Satoshi’s White Paper, which launched the crypto phenomenon in late 2008, opens, “A purely peer-to-peer version of electronic cash would allow online payments to be sent directly from one party to another without going through a financial institution. Digital signatures provide part of the solution, but the main benefits are lost if a trusted third party is still required.”

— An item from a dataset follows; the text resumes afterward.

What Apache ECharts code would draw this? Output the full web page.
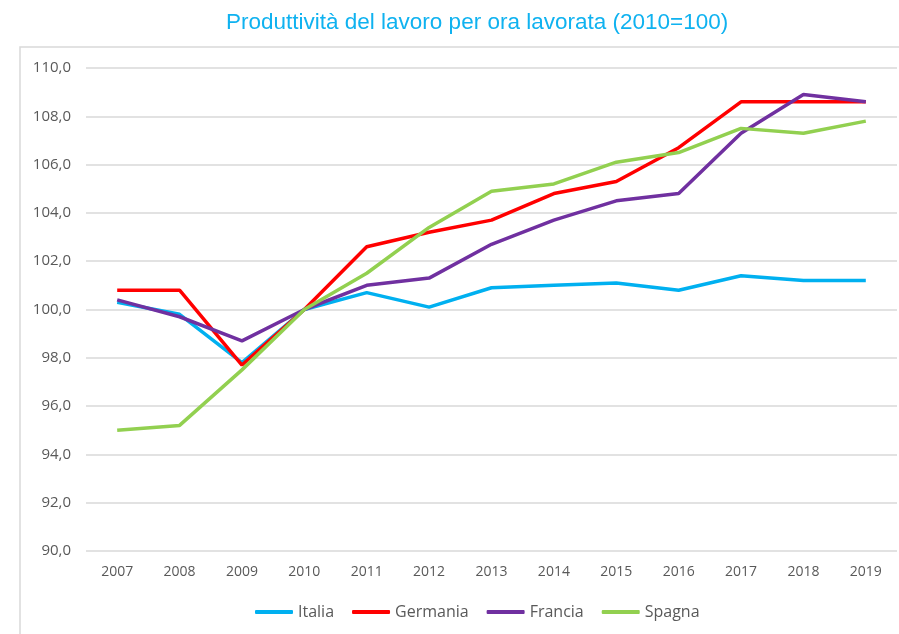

States have awakened to the loss of control inherent in peer-to-peer global transfers. At first, states did not take crypto seriously because they did not understand it. Now they understand the threat. Their solution: establish a need within crypto for trusted third parties that are under state control. Some states mandate the use of licensed crypto exchanges that comply with laws like Know Your Customer. Others are designing their own digital currencies to be issued by central banks. Strategies differ. Nevertheless, the common bottom line is to force individuals to use state-sanctioned third parties. The bottom line of freedom is peer-to-peer exchanges or ones that use only free-market third parties.
Satoshi’s main contribution to freedom was to combine a free-market currency with peer-to-peer transmission as a way to solve the Trusted Third Party Problem. It was something new under the sun, and it deserves to be recognized.
Almost all debate on crypto is over its validity as a currency or investment. Accepting crypto as valid, however, is entirely separate from taking its underlying ideas seriously. Until and unless people do so, they will not understand the generation of libertarians who are galvanized by Satoshi’s vision.